El reloj del abuelo Ficato vegetaba taciturno y desabrigado en una casa del Vedado pintadita de verde claro, con portal pequeño y ventanas de cristales a través de las cuales podía verlo mover su pesado péndulo dorado y del que, en mi visión fantasiosa, brotaban lágrimas. Una de las tantas historias que eran parte de nuestras excursiones a comer sándwiches a la cafetería El Carmelo o a la de El Potín. De regreso a casa en el veterano Ford de la tía Carmen transitábamos despacio por delante de aquella casa para saludar con cariño de antiguos amigos al triste reloj. Asomando el rostro por la ventanilla mi hermana y yo, regadas las greñas por la brisa, la tía Carmen nos contaba siempre con voz recóndita que en esa casa vivía el señor Ficato. Militar retirado con alto rango y honores que hacía muchos años gustaba de tocar el piano en el saloncito de su casa y de limpiar su querido reloj de pie. Regalo de su bisabuelo a su abuelo y de s
u abuelo a su padre y de su padre a él. Una caja de madera de mar, hermosa y tallada, con una dedicatoria en letras de oro: El tiempo descubre la verdad. Una pieza única, una obra maestra. Lo había mandado a hacer a un famoso ingeniero relojero de su ciudad natal allá en Cataluña y se lo entregó al primero de los Ficatos en su graduación de médico. Se conservó en el mismo sitio por años, y para que la luz del sol no blanqueara su cuerpo cobrizo durante las horas del mediodía lo cubrían con la mantilla de encaje de Chantilly de su esposa. A mediados del año 1959, cuando los barbudos ya asentados en la capital pesquisaban rezagos y dominios, se le aparecieron en la casa al señor Ficato. Buscaban su arma pues no aparecía registrada en las entregas. El tembloroso y enfermo abuelo Ficato, como ya le llamábamos a estas alturas de la historia, aseguró que si la había depuesto, que sería una equivocación, un error burocrático. Tres hombres uniformados del verde olivo revolucionario estremecieron la casa, dejaron gavetas tiradas en el patio, colchones rotos y lozas de la cocina levantadas. Casi al salir, uno de ellos reparó en el viejo reloj del que ya le habían molestado sus campanadas. Y fue por el. No valieron las súplicas del abuelo Ficato o el sollozo arrasado de su mujer, ni la intervención del vecino llamado a testigo. Con una silla quebraron la caja del reloj por detrás, sacaron la maquinaria y le dejaron todo hecho un amasijo de metales sonantes sobre el sofá de mimbre. No encontraron nada pero le dieron cita para pagar una multa por desacato. Desde entonces los acordes de Bach se enmudecieron y solo se escuchaba el eco de martillos y clavas, y el retintín de llaves y pinzas. El abuelo Ficato recompuso su reloj y lo colocó en el mismo lugar, exhibiéndolo a todos los transeúntes que le habían admirado desde siempre.

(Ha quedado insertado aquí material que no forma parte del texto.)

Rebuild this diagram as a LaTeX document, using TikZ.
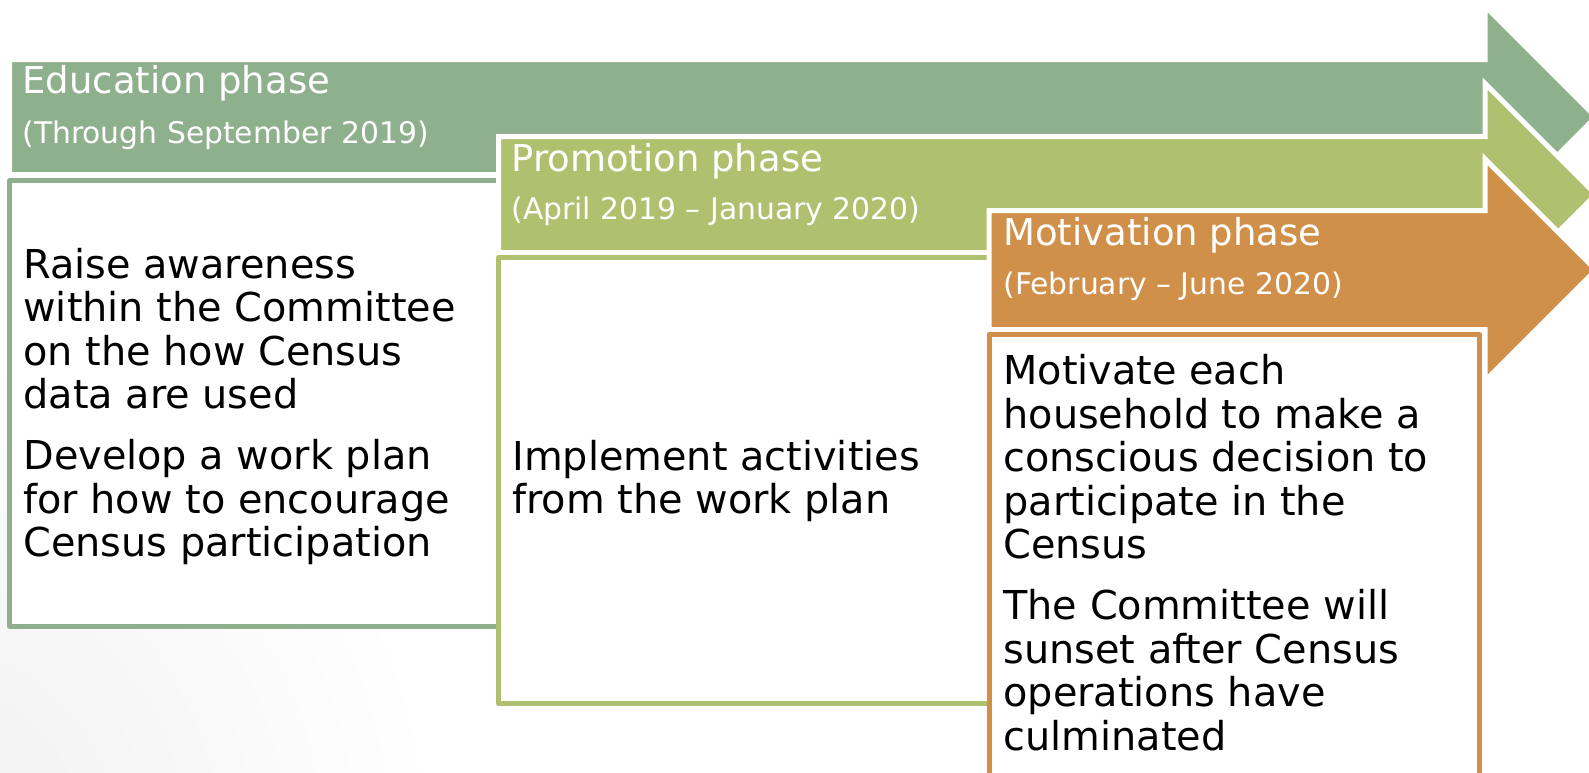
\documentclass[tikz,border=0pt]{standalone}
\usepackage{fontspec}
\setmainfont{DejaVu Sans}
\definecolor{edugreen}{HTML}{8FB08C}
\definecolor{progreen}{HTML}{AFC06F}
\definecolor{motorange}{HTML}{D1904A}
\tikzset{
  arrowshape/.style={draw=white, line width=2.5pt},
  bodybox/.style={fill=white, line width=2.5pt, line join=round},
  headtext/.style={anchor=base west, inner sep=0pt, text=white, font=\fontsize{18.5pt}{22pt}\selectfont},
  subtext/.style={anchor=base west, inner sep=0pt, text=white, font=\fontsize{14.9pt}{18pt}\selectfont},
  bodytext/.style={anchor=base west, inner sep=0pt, align=left, text=black, font=\fontsize{19.9pt}{21.75pt}\selectfont},
}
\begin{document}
\begin{tikzpicture}[x=0.5pt, y=-0.5pt]
\useasboundingbox (0,0) rectangle (1589,772);
\clip (0,0) rectangle (1589,772);
\fill[white] (0,0) rectangle (1589,772);
\shade[inner color=black!6, outer color=white] (-80,840) circle (520);
% Education phase
\fill[edugreen, arrowshape] (9.5,59.5) -- (1485,59.5) -- (1485,6) -- (1596,117) -- (1485,228) -- (1485,174.5) -- (9.5,174.5) -- cycle;
\draw[bodybox, draw=edugreen] (9.5,180.5) rectangle (500,626);
\node[headtext] (eduhead) at (22,93) {Education phase};
\node[subtext] (edusub) at (22,143) {(Through September 2019)};
\node[bodytext] (edubody) at (23,556.5) {Raise awareness\\within the Committee\\on the how Census\\data are used\\[8.75pt]Develop a work plan\\for how to encourage\\Census participation};
% Promotion phase
\fill[progreen, arrowshape] (498.5,136.5) -- (1485,136.5) -- (1485,83.5) -- (1596,194.5) -- (1485,305.5) -- (1485,252.5) -- (498.5,252.5) -- cycle;
\draw[bodybox, draw=progreen] (498.5,257.5) rectangle (990,703.5);
\node[headtext] (prohead) at (511,171) {Promotion phase};
\node[subtext] (prosub) at (511,219) {(April 2019 – January 2020)};
\node[bodytext] (probody) at (512,513.5) {Implement activities\\from the work plan};
% Motivation phase
\fill[motorange, arrowshape] (989,210.5) -- (1485,210.5) -- (1485,159) -- (1596,270) -- (1485,381) -- (1485,329.5) -- (989,329.5) -- cycle;
\draw[bodybox, draw=motorange] (989,334.5) rectangle (1479.5,781);
\node[headtext] (mothead) at (1003,245) {Motivation phase};
\node[subtext] (motsub) at (1003,294) {(February – June 2020)};
\node[bodytext] (motbody) at (1003,750) {Motivate each\\household to make a\\conscious decision to\\participate in the\\Census\\[8.75pt]The Committee will\\sunset after Census\\operations have\\culminated};
\end{tikzpicture}
\end{document}
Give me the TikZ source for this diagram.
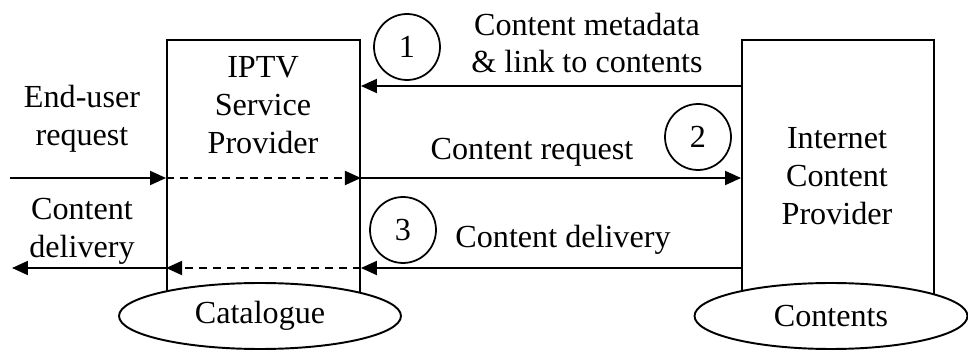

Sus hijos y nietos abandonaron el país unos años después sin que les dejaran llevar ni sus propios relojes de pulsera, y el abuelo Ficato murió tomando su siesta en el sofá de mimbre al lado de su reloj. Dinorah, la cridada de la casa, recibió todo en testamento, y conservaba la joya en el mismo sitio. Fue ella quien contó la historia a una amiga de una amiga de una amiga de mi tía Carmen. La primera noche que la escuché, llegué a casa y agarré una silla de la cocina, me encaramé y descolgué de la pared, en lo alto estante del calentador del agua, el reloj amarillo con bordes dorados en forma de cafetera que conocía de toda la vida y que regía los tiempos de mami para la cocina y para nosotros. Lo escondí entre las colchas de los perros y no pudieron encontrarlo en varios días. Hoy creo que aferrarse al pasado con garras de tigre no es totalmente saludable. No debemos, y no queremos, olvidar. Pero no podemos desangrarlo buscando una cura. Si alguien me hubiera arrebatado aquel reloj amarillo en forma de cafetera de la maravillosa cocina de mi casa hubiera perdido mis tiempos y mis sitios, e igual que una paloma mensajera no encontraría regreso al hogar.